Reproduce exactly the lines below, from the first through the one containing "import numpy as np", and nothing more.

______________________________

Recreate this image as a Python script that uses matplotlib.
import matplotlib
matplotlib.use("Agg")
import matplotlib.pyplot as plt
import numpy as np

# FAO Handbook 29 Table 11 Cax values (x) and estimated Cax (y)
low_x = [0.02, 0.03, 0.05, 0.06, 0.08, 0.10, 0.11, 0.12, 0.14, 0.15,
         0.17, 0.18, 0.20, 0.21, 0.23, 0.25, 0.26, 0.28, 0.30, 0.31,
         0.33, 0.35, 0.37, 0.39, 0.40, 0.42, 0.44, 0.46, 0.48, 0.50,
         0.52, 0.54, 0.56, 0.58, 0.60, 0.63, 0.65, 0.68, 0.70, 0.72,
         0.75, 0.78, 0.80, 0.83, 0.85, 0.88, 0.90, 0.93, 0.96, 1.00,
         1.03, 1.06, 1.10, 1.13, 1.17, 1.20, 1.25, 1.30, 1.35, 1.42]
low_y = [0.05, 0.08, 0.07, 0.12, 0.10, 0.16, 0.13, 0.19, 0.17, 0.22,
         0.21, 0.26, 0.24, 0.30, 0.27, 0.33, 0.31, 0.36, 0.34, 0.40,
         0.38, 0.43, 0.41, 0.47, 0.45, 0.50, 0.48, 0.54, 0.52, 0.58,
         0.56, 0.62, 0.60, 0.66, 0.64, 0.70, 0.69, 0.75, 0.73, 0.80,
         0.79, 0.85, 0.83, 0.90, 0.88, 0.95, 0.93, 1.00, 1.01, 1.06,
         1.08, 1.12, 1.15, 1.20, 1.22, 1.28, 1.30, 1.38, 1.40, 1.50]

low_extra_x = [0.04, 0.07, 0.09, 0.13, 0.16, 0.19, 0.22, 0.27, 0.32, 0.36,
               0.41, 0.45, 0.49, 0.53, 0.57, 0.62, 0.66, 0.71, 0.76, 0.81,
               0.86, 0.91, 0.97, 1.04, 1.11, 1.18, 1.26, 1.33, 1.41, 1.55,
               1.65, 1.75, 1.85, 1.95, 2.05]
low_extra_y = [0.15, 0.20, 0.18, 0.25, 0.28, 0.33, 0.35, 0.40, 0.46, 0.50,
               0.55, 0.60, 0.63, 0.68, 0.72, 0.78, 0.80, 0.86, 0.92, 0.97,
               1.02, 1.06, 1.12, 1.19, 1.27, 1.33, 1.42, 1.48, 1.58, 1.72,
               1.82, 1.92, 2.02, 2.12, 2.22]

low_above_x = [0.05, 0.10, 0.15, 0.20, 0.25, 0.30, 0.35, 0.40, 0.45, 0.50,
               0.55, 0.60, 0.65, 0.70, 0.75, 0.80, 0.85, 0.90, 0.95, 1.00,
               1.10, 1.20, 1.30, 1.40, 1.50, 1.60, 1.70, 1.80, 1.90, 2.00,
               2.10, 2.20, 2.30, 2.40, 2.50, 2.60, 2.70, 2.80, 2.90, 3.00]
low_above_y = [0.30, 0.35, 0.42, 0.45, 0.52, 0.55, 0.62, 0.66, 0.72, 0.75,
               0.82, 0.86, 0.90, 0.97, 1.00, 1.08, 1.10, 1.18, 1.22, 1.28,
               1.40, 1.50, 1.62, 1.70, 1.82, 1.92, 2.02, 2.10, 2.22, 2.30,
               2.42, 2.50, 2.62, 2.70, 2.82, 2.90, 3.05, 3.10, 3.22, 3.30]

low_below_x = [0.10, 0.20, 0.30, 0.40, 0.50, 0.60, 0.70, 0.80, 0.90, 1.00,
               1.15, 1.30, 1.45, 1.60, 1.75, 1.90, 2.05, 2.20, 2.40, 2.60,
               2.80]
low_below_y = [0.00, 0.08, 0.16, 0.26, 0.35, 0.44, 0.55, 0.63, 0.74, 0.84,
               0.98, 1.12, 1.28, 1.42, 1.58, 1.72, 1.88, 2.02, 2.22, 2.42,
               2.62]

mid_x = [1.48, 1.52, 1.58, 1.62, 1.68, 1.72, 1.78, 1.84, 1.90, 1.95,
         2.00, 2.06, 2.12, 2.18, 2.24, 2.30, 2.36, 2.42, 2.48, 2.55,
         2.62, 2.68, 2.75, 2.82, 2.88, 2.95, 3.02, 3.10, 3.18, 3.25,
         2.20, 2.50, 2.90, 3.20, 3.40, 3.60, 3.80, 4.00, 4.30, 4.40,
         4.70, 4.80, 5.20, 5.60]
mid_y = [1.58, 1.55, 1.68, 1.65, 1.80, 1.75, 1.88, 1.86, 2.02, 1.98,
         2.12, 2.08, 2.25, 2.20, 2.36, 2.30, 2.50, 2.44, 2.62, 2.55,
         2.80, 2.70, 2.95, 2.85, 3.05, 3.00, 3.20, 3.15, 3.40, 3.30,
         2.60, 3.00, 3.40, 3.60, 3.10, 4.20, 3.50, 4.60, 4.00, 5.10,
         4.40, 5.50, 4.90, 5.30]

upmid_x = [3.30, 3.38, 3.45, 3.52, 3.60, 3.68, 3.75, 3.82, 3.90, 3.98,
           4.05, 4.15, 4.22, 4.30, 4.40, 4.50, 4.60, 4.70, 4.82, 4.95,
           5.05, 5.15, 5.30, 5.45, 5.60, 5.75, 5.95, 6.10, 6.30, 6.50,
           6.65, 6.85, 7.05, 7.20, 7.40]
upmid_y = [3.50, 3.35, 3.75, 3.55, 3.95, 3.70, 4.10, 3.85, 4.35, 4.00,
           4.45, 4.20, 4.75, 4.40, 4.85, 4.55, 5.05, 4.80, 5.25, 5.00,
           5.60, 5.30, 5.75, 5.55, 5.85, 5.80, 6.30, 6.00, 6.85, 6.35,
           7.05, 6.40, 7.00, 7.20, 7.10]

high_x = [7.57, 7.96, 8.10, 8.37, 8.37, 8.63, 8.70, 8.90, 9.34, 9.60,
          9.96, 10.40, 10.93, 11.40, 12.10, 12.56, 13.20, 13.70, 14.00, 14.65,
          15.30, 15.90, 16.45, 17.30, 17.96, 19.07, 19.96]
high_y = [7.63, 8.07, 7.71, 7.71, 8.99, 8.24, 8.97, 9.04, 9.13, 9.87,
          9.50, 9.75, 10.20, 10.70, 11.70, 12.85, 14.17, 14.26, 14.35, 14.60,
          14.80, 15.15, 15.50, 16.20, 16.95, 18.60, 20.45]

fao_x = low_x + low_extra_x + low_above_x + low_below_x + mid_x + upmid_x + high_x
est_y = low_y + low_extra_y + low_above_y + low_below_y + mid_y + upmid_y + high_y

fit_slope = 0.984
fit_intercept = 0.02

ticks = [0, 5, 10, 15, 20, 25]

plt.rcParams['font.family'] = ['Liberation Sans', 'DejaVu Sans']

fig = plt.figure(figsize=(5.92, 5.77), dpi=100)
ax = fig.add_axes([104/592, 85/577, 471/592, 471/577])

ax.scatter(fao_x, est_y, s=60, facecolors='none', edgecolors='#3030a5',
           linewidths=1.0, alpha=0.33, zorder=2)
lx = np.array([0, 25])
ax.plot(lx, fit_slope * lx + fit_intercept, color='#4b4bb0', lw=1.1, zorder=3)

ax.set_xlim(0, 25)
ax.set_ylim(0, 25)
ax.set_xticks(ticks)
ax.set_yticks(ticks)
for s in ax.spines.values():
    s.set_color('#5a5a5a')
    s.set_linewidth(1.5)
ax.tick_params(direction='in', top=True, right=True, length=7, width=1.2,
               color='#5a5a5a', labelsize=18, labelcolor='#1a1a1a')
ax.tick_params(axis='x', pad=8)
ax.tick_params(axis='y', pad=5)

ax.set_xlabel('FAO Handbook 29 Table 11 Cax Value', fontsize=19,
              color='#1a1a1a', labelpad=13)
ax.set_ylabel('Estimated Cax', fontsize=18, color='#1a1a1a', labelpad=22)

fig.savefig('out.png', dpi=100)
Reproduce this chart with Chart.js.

______________________________

Task solution
Recreate this image as a Python script that uses matplotlib.
import matplotlib
matplotlib.use("Agg")
import matplotlib.pyplot as plt
import numpy as np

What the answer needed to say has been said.